Wednesday, December 08, 2004

Third stage of production 

We have a house rule for the Littlest Scholar -- she can use mom's computer for an hour to play games. She may use my laptop too, but only for schoolwork or to use Microsoft Office, which Mrs. doesn't have. She used Office the other night to make a Christmas list for Santa, replete with graphs indicating her satisfaction with gifts received from parents and Santa. (We did not measure up.)

LS has asked a few times for her own computer, and I've thought it would not be a good thing because she already spends too much time in front of screens and too little time in front of the printed page. I now have my supporting documentation.

For all the schools and parents who have together invested billions to give children a learning edge through the latest computer technology, a mammoth new study by German researchers brings some sobering news: Too much exposure to computers might spell trouble for the developing mind.

From a sample of 175,000 15-year-old students in 31 countries, researchers at the University of Munich announced in November that performance in math and reading had suffered significantly among students who have more than one computer at home.

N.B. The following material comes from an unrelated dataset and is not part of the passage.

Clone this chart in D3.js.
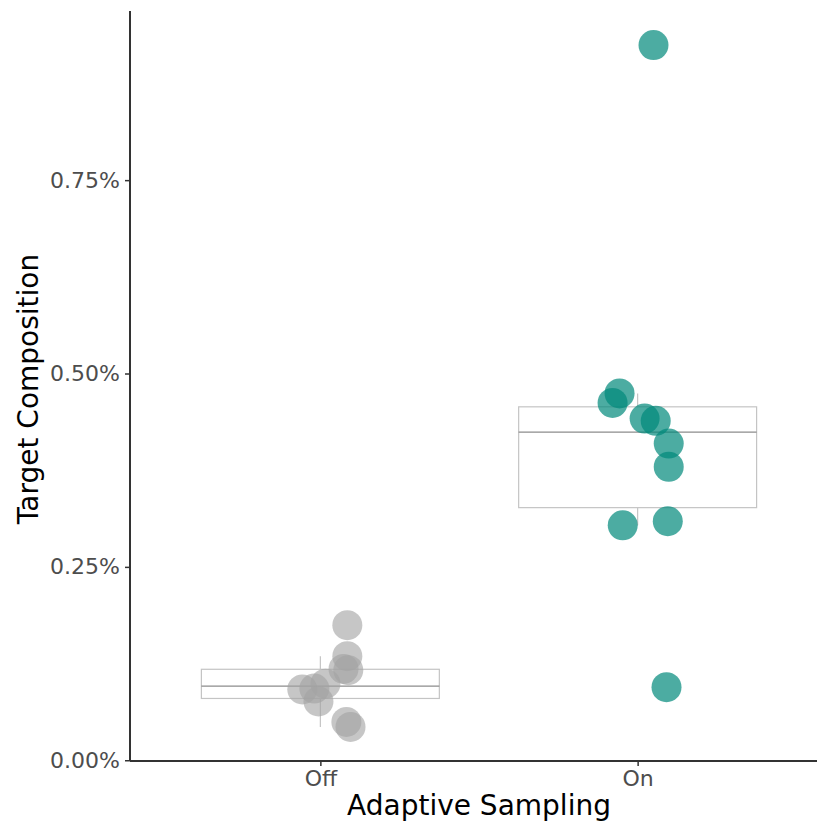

And while students seemed to benefit from limited use of computers at school, those who used them several times per week at school saw their academic performance decline significantly as well.

"It seems if you overuse computers and trade them for other [types of] teaching, it actually harms the student," says lead researcher Ludger Woessmann in a telephone interview from Munich. "At least we should be cautious in stating that increasing [access to] computers in the home and school will improve students' math and reading performance."

There is a longstanding joke on college campuses about professors who seem to constantly show videos, wheeling A/V equipment in and out of their classrooms because they haven't anything useful themselves to say. In economics, we say that if you add one input and hold all others constant, you get diminishing returns -- and what they forget to tell you is that if you keep doing it, returns become negative (this is the "third stage of production"). If teachers don't add other inputs to the increasing use of computers in the classroom, where does the third stage kick in?